_Exercise instructions_
In the material below, identify each line bearing the word "Output". Reproduce those lines.

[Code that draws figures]
----------------
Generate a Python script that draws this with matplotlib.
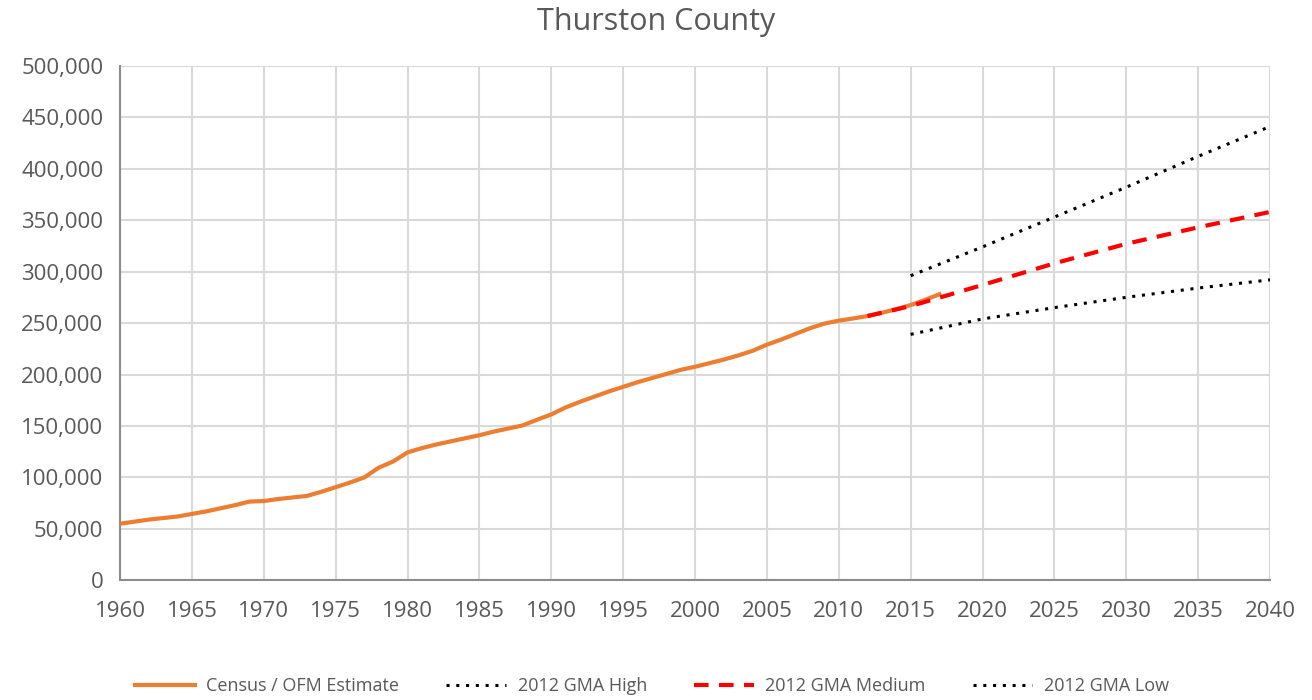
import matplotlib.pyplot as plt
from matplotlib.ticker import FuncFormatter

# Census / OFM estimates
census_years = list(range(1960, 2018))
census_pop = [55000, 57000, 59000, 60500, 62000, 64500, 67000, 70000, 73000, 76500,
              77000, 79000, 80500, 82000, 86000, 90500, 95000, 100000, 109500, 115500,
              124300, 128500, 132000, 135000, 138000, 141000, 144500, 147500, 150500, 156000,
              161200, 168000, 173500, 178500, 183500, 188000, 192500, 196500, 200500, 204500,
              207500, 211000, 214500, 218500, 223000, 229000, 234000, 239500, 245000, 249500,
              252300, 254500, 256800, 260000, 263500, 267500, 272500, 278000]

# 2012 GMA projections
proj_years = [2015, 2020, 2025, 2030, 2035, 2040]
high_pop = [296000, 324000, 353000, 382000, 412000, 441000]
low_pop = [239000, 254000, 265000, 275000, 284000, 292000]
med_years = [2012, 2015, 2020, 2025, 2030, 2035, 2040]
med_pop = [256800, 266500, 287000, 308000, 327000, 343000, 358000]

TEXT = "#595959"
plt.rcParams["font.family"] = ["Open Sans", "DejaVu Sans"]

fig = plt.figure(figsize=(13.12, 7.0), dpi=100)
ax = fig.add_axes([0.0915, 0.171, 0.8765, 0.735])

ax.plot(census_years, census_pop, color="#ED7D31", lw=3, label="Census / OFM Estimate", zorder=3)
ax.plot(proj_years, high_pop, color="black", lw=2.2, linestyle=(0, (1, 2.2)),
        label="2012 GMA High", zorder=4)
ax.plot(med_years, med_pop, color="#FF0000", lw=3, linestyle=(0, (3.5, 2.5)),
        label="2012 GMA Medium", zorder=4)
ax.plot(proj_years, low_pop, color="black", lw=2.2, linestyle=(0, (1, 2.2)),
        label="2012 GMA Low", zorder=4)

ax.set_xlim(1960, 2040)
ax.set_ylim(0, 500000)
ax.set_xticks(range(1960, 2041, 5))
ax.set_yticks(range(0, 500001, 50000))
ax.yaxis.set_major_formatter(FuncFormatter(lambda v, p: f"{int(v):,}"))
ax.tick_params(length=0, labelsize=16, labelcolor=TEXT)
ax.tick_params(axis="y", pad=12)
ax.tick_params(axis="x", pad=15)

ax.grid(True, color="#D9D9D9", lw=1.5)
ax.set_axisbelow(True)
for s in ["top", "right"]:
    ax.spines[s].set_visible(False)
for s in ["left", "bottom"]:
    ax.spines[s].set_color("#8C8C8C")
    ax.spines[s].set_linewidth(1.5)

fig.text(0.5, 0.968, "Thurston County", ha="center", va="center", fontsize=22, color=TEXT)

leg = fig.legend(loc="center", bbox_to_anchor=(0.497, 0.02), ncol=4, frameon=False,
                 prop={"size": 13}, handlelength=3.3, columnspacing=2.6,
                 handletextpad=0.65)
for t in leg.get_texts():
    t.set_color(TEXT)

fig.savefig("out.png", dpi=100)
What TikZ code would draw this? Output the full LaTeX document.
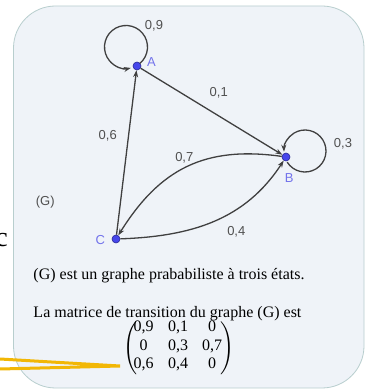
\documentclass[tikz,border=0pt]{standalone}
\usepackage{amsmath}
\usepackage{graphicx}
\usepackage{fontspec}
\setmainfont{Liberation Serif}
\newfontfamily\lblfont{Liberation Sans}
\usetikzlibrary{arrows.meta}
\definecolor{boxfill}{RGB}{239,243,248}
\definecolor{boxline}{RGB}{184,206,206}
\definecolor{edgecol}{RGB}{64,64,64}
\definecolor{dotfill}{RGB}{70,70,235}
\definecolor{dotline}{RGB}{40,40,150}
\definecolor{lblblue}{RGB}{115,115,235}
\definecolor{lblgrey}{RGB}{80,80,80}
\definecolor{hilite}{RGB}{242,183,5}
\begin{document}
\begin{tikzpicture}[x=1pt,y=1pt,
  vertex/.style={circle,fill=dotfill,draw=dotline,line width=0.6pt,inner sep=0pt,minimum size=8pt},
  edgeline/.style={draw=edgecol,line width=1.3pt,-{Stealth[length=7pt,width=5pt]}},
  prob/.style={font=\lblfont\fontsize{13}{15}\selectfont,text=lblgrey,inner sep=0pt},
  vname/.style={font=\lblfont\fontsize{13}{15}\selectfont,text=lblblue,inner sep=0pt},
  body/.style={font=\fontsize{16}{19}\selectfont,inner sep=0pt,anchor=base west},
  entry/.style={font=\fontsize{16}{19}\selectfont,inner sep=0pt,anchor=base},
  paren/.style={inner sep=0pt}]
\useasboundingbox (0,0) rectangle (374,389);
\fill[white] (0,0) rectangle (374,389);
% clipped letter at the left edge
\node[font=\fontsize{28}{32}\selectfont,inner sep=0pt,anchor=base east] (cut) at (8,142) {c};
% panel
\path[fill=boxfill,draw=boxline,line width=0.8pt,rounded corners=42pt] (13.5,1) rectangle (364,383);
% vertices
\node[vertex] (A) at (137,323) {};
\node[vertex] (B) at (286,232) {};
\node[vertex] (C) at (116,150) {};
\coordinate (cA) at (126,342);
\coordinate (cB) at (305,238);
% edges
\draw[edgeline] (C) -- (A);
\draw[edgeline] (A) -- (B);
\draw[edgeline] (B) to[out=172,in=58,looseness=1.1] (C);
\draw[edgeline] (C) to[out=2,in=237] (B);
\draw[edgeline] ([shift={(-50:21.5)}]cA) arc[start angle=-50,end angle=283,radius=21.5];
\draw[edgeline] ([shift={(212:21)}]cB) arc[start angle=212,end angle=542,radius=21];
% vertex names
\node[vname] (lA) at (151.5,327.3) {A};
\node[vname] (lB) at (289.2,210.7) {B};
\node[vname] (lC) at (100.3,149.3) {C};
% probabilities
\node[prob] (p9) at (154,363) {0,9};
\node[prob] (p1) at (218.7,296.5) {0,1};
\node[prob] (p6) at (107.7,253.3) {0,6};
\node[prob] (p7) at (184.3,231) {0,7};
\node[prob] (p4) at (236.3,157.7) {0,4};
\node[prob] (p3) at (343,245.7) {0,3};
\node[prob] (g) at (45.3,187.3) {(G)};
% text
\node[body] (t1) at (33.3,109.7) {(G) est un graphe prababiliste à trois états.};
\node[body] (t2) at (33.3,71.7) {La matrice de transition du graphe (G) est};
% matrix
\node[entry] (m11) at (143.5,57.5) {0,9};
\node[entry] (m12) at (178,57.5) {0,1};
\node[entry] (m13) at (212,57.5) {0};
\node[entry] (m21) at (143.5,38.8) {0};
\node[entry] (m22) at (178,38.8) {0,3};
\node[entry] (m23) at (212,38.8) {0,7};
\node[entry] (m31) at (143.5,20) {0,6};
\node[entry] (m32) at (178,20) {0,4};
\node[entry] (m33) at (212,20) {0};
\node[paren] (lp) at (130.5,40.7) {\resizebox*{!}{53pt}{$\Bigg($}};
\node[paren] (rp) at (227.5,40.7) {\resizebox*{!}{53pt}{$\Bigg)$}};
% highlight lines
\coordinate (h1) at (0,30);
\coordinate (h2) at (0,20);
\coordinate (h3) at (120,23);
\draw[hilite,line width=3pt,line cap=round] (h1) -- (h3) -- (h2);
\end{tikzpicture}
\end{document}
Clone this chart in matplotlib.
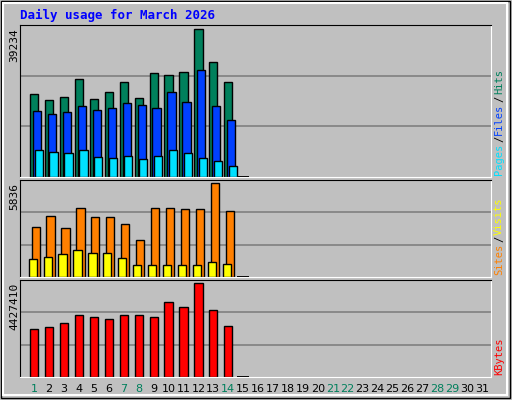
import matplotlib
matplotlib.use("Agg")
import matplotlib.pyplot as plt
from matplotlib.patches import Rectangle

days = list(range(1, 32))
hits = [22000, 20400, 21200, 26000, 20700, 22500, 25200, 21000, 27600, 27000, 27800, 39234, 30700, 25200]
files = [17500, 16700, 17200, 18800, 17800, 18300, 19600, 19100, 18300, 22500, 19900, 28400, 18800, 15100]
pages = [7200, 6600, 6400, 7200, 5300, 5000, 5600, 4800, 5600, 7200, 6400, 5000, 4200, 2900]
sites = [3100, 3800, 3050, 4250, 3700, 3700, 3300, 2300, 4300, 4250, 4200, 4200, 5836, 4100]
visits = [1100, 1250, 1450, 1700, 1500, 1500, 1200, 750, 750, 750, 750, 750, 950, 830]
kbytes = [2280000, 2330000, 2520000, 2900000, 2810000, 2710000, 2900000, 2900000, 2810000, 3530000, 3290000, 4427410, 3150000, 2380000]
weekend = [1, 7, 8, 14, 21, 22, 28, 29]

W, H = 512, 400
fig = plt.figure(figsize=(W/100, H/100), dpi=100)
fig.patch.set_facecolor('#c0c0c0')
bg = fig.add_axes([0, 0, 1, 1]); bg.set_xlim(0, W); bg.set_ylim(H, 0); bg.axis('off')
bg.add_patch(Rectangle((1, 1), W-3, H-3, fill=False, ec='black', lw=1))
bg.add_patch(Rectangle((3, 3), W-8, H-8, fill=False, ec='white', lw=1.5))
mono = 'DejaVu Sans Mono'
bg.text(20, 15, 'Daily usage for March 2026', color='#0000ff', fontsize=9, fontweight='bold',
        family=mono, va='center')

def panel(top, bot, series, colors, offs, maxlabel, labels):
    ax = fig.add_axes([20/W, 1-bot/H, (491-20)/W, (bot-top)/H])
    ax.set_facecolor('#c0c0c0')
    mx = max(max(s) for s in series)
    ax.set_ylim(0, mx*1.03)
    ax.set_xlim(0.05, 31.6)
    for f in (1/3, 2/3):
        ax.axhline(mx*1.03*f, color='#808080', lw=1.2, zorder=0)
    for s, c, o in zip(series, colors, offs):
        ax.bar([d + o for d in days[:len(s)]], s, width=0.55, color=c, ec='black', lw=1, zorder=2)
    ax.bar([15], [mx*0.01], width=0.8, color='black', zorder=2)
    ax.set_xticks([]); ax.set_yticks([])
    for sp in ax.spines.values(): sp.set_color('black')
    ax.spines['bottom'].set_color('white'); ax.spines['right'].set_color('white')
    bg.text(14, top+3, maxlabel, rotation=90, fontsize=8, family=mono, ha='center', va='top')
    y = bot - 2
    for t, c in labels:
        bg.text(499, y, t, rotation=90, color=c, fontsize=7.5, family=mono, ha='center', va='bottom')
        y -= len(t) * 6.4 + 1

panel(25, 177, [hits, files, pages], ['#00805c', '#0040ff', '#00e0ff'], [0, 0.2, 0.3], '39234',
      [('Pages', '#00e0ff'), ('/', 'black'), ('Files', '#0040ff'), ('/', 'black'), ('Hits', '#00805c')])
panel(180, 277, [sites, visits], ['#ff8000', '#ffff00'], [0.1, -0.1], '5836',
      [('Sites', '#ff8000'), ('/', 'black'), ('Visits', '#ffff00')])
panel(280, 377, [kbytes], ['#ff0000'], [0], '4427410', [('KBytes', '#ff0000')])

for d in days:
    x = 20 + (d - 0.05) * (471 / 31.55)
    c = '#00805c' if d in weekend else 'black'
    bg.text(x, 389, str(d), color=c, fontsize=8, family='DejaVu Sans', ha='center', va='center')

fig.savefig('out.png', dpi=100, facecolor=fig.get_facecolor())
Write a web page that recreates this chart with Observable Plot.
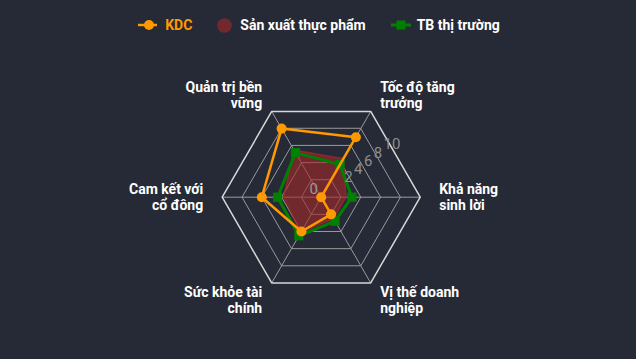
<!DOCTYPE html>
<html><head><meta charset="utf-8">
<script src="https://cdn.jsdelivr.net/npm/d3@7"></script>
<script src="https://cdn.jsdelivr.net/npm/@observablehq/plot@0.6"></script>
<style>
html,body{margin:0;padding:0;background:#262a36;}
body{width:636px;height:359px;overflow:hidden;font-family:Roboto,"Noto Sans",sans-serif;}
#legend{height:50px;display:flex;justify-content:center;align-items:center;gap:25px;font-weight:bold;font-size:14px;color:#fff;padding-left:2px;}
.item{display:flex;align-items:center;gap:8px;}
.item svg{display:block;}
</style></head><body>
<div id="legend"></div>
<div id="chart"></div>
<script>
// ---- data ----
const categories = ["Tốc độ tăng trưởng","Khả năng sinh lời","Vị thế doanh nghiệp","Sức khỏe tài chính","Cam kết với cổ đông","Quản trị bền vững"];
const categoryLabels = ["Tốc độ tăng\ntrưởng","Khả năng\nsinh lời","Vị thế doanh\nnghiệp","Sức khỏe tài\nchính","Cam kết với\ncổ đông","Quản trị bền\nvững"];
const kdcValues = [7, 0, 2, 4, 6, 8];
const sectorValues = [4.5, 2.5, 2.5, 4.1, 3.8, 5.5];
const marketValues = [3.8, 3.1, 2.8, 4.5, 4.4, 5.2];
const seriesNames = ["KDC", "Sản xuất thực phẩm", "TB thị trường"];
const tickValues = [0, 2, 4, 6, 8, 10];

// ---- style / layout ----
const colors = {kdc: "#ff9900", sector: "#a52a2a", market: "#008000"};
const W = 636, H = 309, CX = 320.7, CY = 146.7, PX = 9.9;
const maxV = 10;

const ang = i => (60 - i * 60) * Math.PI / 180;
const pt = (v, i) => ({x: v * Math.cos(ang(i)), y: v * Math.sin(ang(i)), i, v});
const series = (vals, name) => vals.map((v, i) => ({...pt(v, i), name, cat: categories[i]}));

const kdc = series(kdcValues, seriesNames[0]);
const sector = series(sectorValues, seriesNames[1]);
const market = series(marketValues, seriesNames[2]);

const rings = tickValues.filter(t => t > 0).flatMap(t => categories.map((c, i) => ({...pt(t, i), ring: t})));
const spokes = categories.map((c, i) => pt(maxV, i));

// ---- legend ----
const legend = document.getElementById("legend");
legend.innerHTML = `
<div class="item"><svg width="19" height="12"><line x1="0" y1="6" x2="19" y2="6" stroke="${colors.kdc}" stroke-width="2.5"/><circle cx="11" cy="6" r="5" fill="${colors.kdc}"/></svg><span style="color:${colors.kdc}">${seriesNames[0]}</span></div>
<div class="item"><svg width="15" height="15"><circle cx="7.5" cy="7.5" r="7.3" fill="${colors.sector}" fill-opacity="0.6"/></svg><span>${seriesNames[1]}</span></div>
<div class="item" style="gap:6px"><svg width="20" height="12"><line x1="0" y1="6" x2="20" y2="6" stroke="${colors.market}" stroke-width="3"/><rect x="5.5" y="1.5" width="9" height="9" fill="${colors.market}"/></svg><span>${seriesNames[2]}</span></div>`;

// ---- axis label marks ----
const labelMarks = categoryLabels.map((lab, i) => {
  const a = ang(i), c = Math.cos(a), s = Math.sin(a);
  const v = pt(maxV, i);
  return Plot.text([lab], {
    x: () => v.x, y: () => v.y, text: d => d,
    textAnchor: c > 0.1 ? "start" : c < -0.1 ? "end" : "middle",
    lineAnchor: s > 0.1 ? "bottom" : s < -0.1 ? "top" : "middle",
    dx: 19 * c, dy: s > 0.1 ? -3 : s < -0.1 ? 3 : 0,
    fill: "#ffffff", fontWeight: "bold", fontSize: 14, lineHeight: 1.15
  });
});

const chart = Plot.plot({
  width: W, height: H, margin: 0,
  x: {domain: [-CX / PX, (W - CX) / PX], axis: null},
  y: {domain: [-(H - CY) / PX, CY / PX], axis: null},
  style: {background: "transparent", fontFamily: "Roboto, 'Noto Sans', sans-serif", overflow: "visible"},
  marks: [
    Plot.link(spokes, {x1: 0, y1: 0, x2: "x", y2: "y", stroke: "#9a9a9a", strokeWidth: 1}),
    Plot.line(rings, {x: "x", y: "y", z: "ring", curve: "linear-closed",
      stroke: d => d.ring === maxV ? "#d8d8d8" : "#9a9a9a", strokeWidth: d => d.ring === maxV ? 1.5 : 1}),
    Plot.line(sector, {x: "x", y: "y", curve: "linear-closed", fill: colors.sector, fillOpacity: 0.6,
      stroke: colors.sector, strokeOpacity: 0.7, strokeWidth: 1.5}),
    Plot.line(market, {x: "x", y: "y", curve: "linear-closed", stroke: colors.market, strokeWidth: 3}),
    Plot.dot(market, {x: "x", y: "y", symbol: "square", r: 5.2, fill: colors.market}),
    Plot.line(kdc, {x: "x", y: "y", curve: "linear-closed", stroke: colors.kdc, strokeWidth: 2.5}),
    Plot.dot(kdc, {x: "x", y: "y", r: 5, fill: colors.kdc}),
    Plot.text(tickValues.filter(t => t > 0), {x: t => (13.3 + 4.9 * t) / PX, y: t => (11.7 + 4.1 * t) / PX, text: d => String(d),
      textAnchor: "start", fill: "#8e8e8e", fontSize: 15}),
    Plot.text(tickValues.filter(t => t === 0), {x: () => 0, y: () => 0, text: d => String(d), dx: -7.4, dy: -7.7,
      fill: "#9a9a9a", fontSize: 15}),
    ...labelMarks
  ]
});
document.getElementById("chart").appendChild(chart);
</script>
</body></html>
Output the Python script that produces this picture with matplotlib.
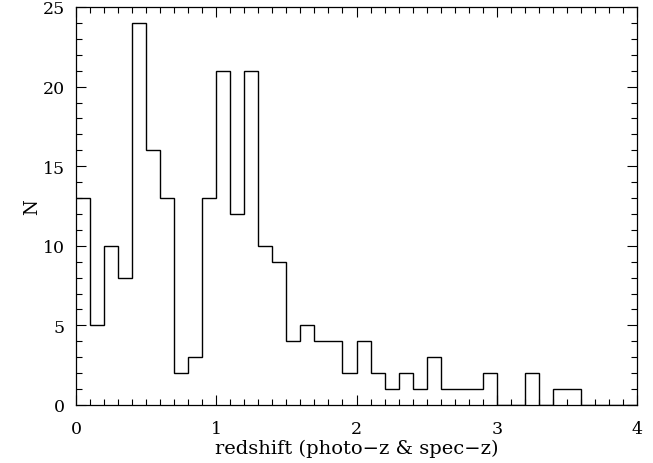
----------------
_Answer for the task_
What TikZ code would draw this? Output the full LaTeX document.
Output the Python script that produces this picture with matplotlib.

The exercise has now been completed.